Required work
Each line below that contains "source" counts once; report the total and nothing more.

Listing
□ □ □ □ □ □ □
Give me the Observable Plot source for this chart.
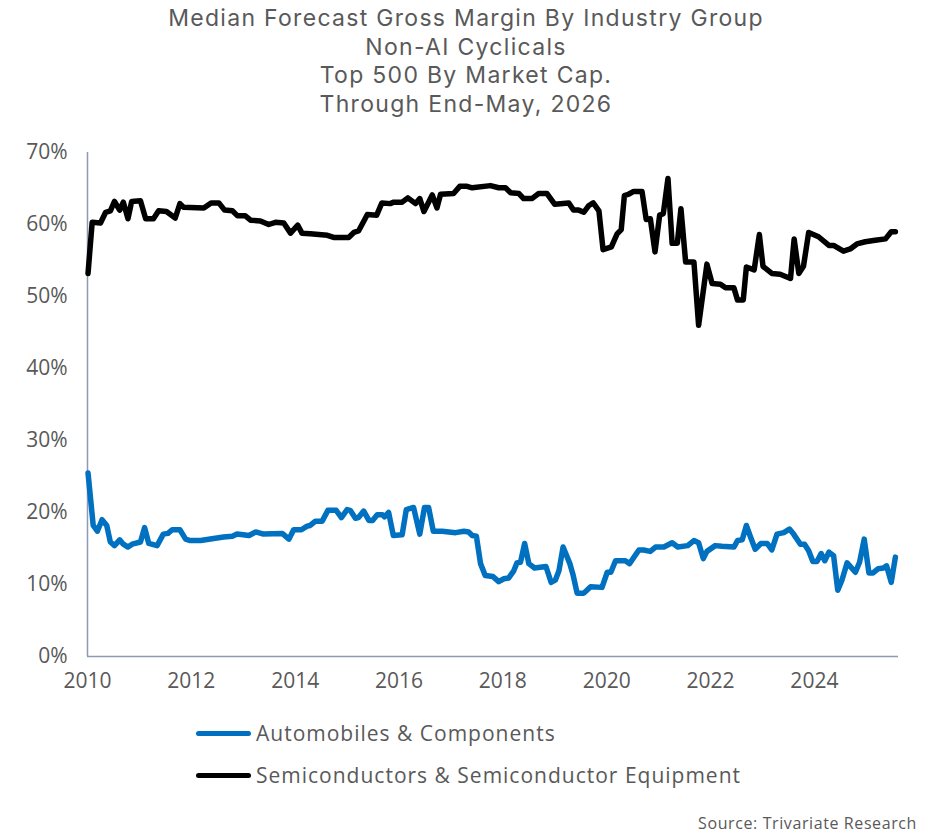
<!DOCTYPE html>
<html>
<head>
<meta charset="utf-8">
<script src="https://cdn.jsdelivr.net/npm/d3@7"></script>
<script src="https://cdn.jsdelivr.net/npm/@observablehq/plot@0.6"></script>
<style>
  html, body { margin: 0; padding: 0; background: #fff; }
  body { width: 939px; height: 835px; font-family: "Open Sans", sans-serif; color: #595959; position: relative; overflow: hidden; }
  #title { position: absolute; left: 0; top: 4px; width: 932px; text-align: center; font-family: Inter, "Open Sans", sans-serif; font-size: 23px; letter-spacing: 1.3px; color: #595959; font-weight: 400; }
  #title div { height: 28.5px; line-height: 28.5px; white-space: nowrap; }
  #chart { position: absolute; left: 0; top: 118px; }
  #legend { position: absolute; left: 196px; top: 712px; }
  .row { height: 42px; display: flex; align-items: center; font-size: 21px; letter-spacing: 1px; color: #595959; }
  .sw { width: 55px; height: 5px; border-radius: 3px; margin-right: 5px; }
  #source { position: absolute; right: 22px; top: 813px; font-size: 16px; letter-spacing: 0.6px; line-height: 20px; color: #595959; }
</style>
</head>
<body>
<div id="title"></div>
<div id="chart"></div>
<div id="legend"></div>
<div id="source">Source: Trivariate Research</div>
<script>
const titleLines = ["Median Forecast Gross Margin By Industry Group", "Non-AI Cyclicals", "Top 500 By Market Cap.", "Through End-May, 2026"];
const seriesNames = ["Automobiles & Components", "Semiconductors & Semiconductor Equipment"];
const seriesColors = ["#0070C0", "#000000"];
const yTicks = [0, 10, 20, 30, 40, 50, 60, 70];
const xTicks = [2010, 2012, 2014, 2016, 2018, 2020, 2022, 2024];

// Semiconductors & Semiconductor Equipment (decimal year, %)
const semiYears = [2010.01,2010.09,2010.25,2010.35,2010.44,2010.52,2010.62,2010.69,2010.78,2010.85,2011.02,2011.12,2011.27,2011.37,2011.52,2011.69,2011.78,2011.85,2012.24,2012.38,2012.53,2012.64,2012.79,2012.89,2013.04,2013.14,2013.33,2013.49,2013.62,2013.78,2013.91,2014.05,2014.13,2014.29,2014.62,2014.74,2015.03,2015.13,2015.22,2015.39,2015.57,2015.67,2015.83,2015.90,2016.06,2016.17,2016.32,2016.40,2016.48,2016.64,2016.73,2016.80,2017.05,2017.17,2017.31,2017.41,2017.76,2017.92,2018.05,2018.15,2018.31,2018.40,2018.56,2018.69,2018.85,2019.00,2019.27,2019.36,2019.46,2019.56,2019.65,2019.74,2019.85,2019.93,2020.09,2020.20,2020.28,2020.34,2020.42,2020.52,2020.68,2020.76,2020.84,2020.93,2021.02,2021.09,2021.18,2021.26,2021.36,2021.43,2021.52,2021.68,2021.77,2021.93,2022.03,2022.19,2022.29,2022.45,2022.52,2022.63,2022.69,2022.84,2022.94,2023.01,2023.18,2023.34,2023.54,2023.61,2023.70,2023.79,2023.89,2024.08,2024.28,2024.37,2024.56,2024.69,2024.82,2024.98,2025.17,2025.37,2025.48,2025.56];
const semiValues = [53.2,60.3,60.2,61.7,61.9,63.2,62.0,63.1,60.8,63.2,63.3,60.8,60.8,61.9,61.8,60.9,62.9,62.4,62.3,63.0,63.0,62.0,61.9,61.2,61.2,60.6,60.5,60.0,60.3,60.2,58.8,59.9,58.8,58.7,58.5,58.2,58.2,58.9,59.1,61.4,61.3,63.0,62.9,63.1,63.1,63.7,62.9,63.6,61.8,64.1,62.3,64.2,64.3,65.3,65.3,65.1,65.4,65.1,65.1,64.4,64.3,63.6,63.6,64.3,64.3,62.8,63.0,62.0,62.0,61.7,62.6,63.0,61.9,56.5,56.9,58.7,59.3,64.0,64.2,64.6,64.6,60.7,60.8,56.2,61.3,61.5,66.4,57.4,57.4,62.2,54.8,54.8,46.0,54.5,51.8,51.7,51.2,51.2,49.5,49.5,54.1,53.7,58.6,54.2,53.2,53.1,52.5,58.0,53.2,54.2,58.9,58.3,57.1,57.1,56.3,56.6,57.3,57.6,57.8,58.0,59.0,59.0];

// Automobiles & Components (decimal year, %)
const autoYears = [2010.01,2010.11,2010.19,2010.28,2010.37,2010.44,2010.52,2010.62,2010.69,2010.78,2010.86,2011.02,2011.10,2011.18,2011.34,2011.46,2011.55,2011.63,2011.78,2011.89,2011.98,2012.18,2012.43,2012.62,2012.79,2012.88,2013.11,2013.24,2013.39,2013.75,2013.88,2013.97,2014.12,2014.23,2014.29,2014.39,2014.52,2014.63,2014.79,2014.89,2015.00,2015.06,2015.16,2015.22,2015.32,2015.42,2015.49,2015.58,2015.68,2015.72,2015.80,2015.89,2016.06,2016.14,2016.28,2016.40,2016.49,2016.57,2016.66,2016.83,2017.09,2017.25,2017.34,2017.41,2017.49,2017.57,2017.66,2017.81,2017.92,2018.02,2018.11,2018.21,2018.27,2018.34,2018.42,2018.50,2018.61,2018.83,2018.93,2019.01,2019.08,2019.16,2019.29,2019.35,2019.43,2019.56,2019.69,2019.91,2020.01,2020.08,2020.17,2020.36,2020.44,2020.62,2020.71,2020.84,2020.94,2021.10,2021.26,2021.37,2021.56,2021.68,2021.77,2021.86,2021.93,2022.09,2022.22,2022.45,2022.52,2022.61,2022.69,2022.77,2022.86,2022.97,2023.09,2023.18,2023.28,2023.41,2023.52,2023.60,2023.73,2023.81,2023.89,2023.97,2024.05,2024.13,2024.20,2024.28,2024.37,2024.45,2024.53,2024.63,2024.79,2024.87,2024.96,2025.05,2025.13,2025.23,2025.33,2025.39,2025.48,2025.56];
const autoValues = [25.5,18.2,17.4,19.0,18.2,15.9,15.4,16.2,15.6,15.2,15.6,15.9,17.9,15.7,15.4,17.0,17.1,17.6,17.6,16.3,16.1,16.1,16.4,16.6,16.7,17.0,16.8,17.3,17.0,17.1,16.3,17.6,17.6,18.1,18.2,18.8,18.8,20.3,20.3,19.3,20.4,20.3,19.2,19.3,20.2,18.9,18.9,19.7,19.7,19.4,20.0,16.8,16.9,20.4,20.7,17.0,20.7,20.7,17.4,17.4,17.2,17.4,17.3,16.8,16.7,12.9,11.25,11.1,10.4,10.8,10.9,11.9,13.0,13.1,15.7,12.9,12.3,12.5,10.3,10.6,11.9,15.2,12.9,11.4,8.8,8.8,9.7,9.6,11.7,11.7,13.3,13.3,12.9,14.8,14.8,14.6,15.2,15.2,15.8,15.2,15.4,16.1,15.8,13.6,14.6,15.4,15.3,15.2,16.1,16.2,18.2,16.6,14.9,15.7,15.7,14.8,17.0,17.2,17.7,17.0,15.6,15.6,14.7,13.2,13.2,14.3,13.3,14.5,14.0,9.2,10.6,13.0,11.7,13.1,16.3,11.6,11.6,12.2,12.3,12.6,10.3,13.8];

const data = [
  ...autoYears.map((x, i) => ({x, y: autoValues[i], s: seriesNames[0]})),
  ...semiYears.map((x, i) => ({x, y: semiValues[i], s: seriesNames[1]}))
];

const titleEl = document.getElementById("title");
titleLines.forEach(t => {
  const d = document.createElement("div");
  d.textContent = t;
  titleEl.appendChild(d);
});

const axisColor = "#8c9bb2";

const chart = Plot.plot({
  width: 939,
  height: 578,
  marginTop: 34,
  marginBottom: 40,
  marginLeft: 87,
  marginRight: 41,
  style: { fontFamily: "'Open Sans', sans-serif", fontSize: "21px", color: "#595959", background: "transparent" },
  x: { domain: [2010, 2025.62] },
  y: { domain: [0, 70] },
  color: { domain: seriesNames, range: seriesColors },
  marks: [
    Plot.axisY({ticks: yTicks, tickSize: 0, tickPadding: 20, tickFormat: d => d + "%", label: null}),
    Plot.axisX({ticks: xTicks, tickSize: 0, tickPadding: 17, tickFormat: d => String(d), label: null}),
    Plot.ruleX([2010], {stroke: axisColor, strokeWidth: 1.5}),
    Plot.ruleY([0], {stroke: axisColor, strokeWidth: 1.5}),
    Plot.line(data, {x: "x", y: "y", z: "s", stroke: "s", strokeWidth: 5.5, strokeLinejoin: "round", strokeLinecap: "round"})
  ]
});
document.getElementById("chart").appendChild(chart);

const legend = document.getElementById("legend");
seriesNames.forEach((n, i) => {
  const row = document.createElement("div");
  row.className = "row";
  const sw = document.createElement("div");
  sw.className = "sw";
  sw.style.background = seriesColors[i];
  const t = document.createElement("span");
  t.textContent = n;
  row.appendChild(sw);
  row.appendChild(t);
  legend.appendChild(row);
});
</script>
</body>
</html>
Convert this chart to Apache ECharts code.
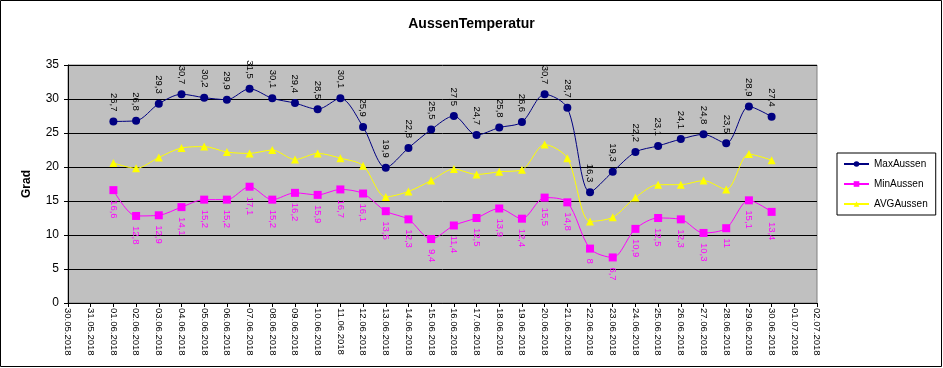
<!DOCTYPE html>
<html>
<head>
<meta charset="utf-8">
<script src="https://cdn.jsdelivr.net/npm/echarts@6/dist/echarts.min.js"></script>
<style>
html,body{margin:0;padding:0;background:#fff;}
#chart{width:943px;height:368px;}
</style>
</head>
<body>
<div id="chart"></div>
<script>
const categories = ["30.05.2018","31.05.2018","01.06.2018","02.06.2018","03.06.2018","04.06.2018","05.06.2018","06.06.2018","07.06.2018","08.06.2018","09.06.2018","10.06.2018","11.06.2018","12.06.2018","13.06.2018","14.06.2018","15.06.2018","16.06.2018","17.06.2018","18.06.2018","19.06.2018","20.06.2018","21.06.2018","22.06.2018","23.06.2018","24.06.2018","25.06.2018","26.06.2018","27.06.2018","28.06.2018","29.06.2018","30.06.2018","01.07.2018","02.07.2018"];
const maxAussen = [null,null,26.7,26.8,29.3,30.7,30.2,29.9,31.5,30.1,29.4,28.5,30.1,25.9,19.9,22.8,25.5,27.5,24.7,25.8,26.6,30.7,28.7,16.3,19.3,22.2,23.1,24.1,24.8,23.5,28.9,27.4,null,null];
const minAussen = [null,null,16.6,12.8,12.9,14.1,15.2,15.2,17.1,15.2,16.2,15.9,16.7,16.1,13.5,12.3,9.4,11.4,12.5,13.9,12.4,15.5,14.8,8,6.7,10.9,12.5,12.3,10.3,11,15.1,13.4,null,null];
const avgAussen = [null,null,20.6,19.8,21.4,22.8,23.0,22.2,22.0,22.5,21.1,22.0,21.3,20.2,15.6,16.4,18.0,19.7,18.9,19.3,19.6,23.3,21.3,12.0,12.6,15.5,17.4,17.4,18.0,16.7,21.9,21.0,null,null];
const yTicks = {min:0, max:35, interval:5};

const fmt = p => String(p.value).replace('.', ',');
const chart = echarts.init(document.getElementById('chart'), null, {renderer:'canvas'});
chart.setOption({
  animation:false,
  backgroundColor:'#fff',
  textStyle:{fontFamily:'Liberation Sans, Arial, sans-serif'},
  title:{text:'AussenTemperatur', left:'center', top:12,
    textStyle:{fontSize:14, fontWeight:'bold', color:'#000', fontFamily:'Liberation Sans, Arial, sans-serif'}},
  graphic:[{type:'rect', shape:{x:0.5,y:0.5,width:941,height:366}, style:{fill:'none', stroke:'#000', lineWidth:1}, silent:true, z:-1}],
  grid:{left:68, right:126, top:65, bottom:65, show:true, backgroundColor:'#C0C0C0', borderColor:'#808080', borderWidth:1},
  legend:{orient:'vertical', left:837, top:153, padding:[5,8,5,6], itemGap:8, itemWidth:25, itemHeight:7,
    backgroundColor:'#fff', borderColor:'#000', borderWidth:1,
    textStyle:{fontSize:10, color:'#000', lineHeight:12, fontFamily:'Liberation Sans, Arial, sans-serif'},
    data:['MaxAussen','MinAussen','AVGAussen']},
  xAxis:{type:'category', data:categories, boundaryGap:false,
    axisLine:{lineStyle:{color:'#000', width:1}},
    axisTick:{show:true, inside:false, length:4, interval:0, lineStyle:{color:'#000'}},
    axisLabel:{rotate:-90, interval:0, fontSize:9.5, color:'#000', margin:5},
    splitLine:{show:false}},
  yAxis:{type:'value', min:yTicks.min, max:yTicks.max, interval:yTicks.interval,
    name:'Grad', nameLocation:'middle', nameGap:35, nameRotate:90,
    nameTextStyle:{fontSize:12, fontWeight:'bold', color:'#000'},
    axisLine:{show:true, lineStyle:{color:'#000', width:1}},
    axisTick:{show:true, inside:false, length:4, lineStyle:{color:'#000'}},
    axisLabel:{fontSize:12, color:'#000', margin:9},
    splitLine:{show:true, lineStyle:{color:'#000', width:1}}},
  series:[
    {name:'MaxAussen', type:'line', data:maxAussen, smooth:0.3, symbol:'circle', symbolSize:8,
      itemStyle:{color:'#000080'}, lineStyle:{color:'#000080', width:1},
      label:{show:true, position:'top', distance:6, rotate:-90, align:'right', verticalAlign:'middle', fontSize:9.5, color:'#000', overflow:'none', width:null, formatter:fmt}},
    {name:'MinAussen', type:'line', data:minAussen, smooth:0.3, symbol:'rect', symbolSize:8,
      itemStyle:{color:'#FF00FF'}, lineStyle:{color:'#FF00FF', width:1},
      label:{show:true, position:'bottom', distance:6, rotate:-90, align:'left', verticalAlign:'middle', fontSize:9.5, color:'#FF00FF', overflow:'none', formatter:fmt}},
    {name:'AVGAussen', type:'line', data:avgAussen, smooth:0.3, symbol:'triangle', symbolSize:8,
      itemStyle:{color:'#FFFF00'}, lineStyle:{color:'#FFFF00', width:1},
      label:{show:false}}
  ]
});
</script>
</body>
</html>
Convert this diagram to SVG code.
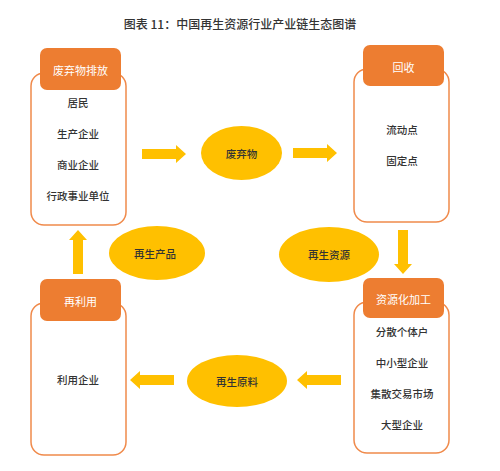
□ □ □ □ □ □ □
Solution below
3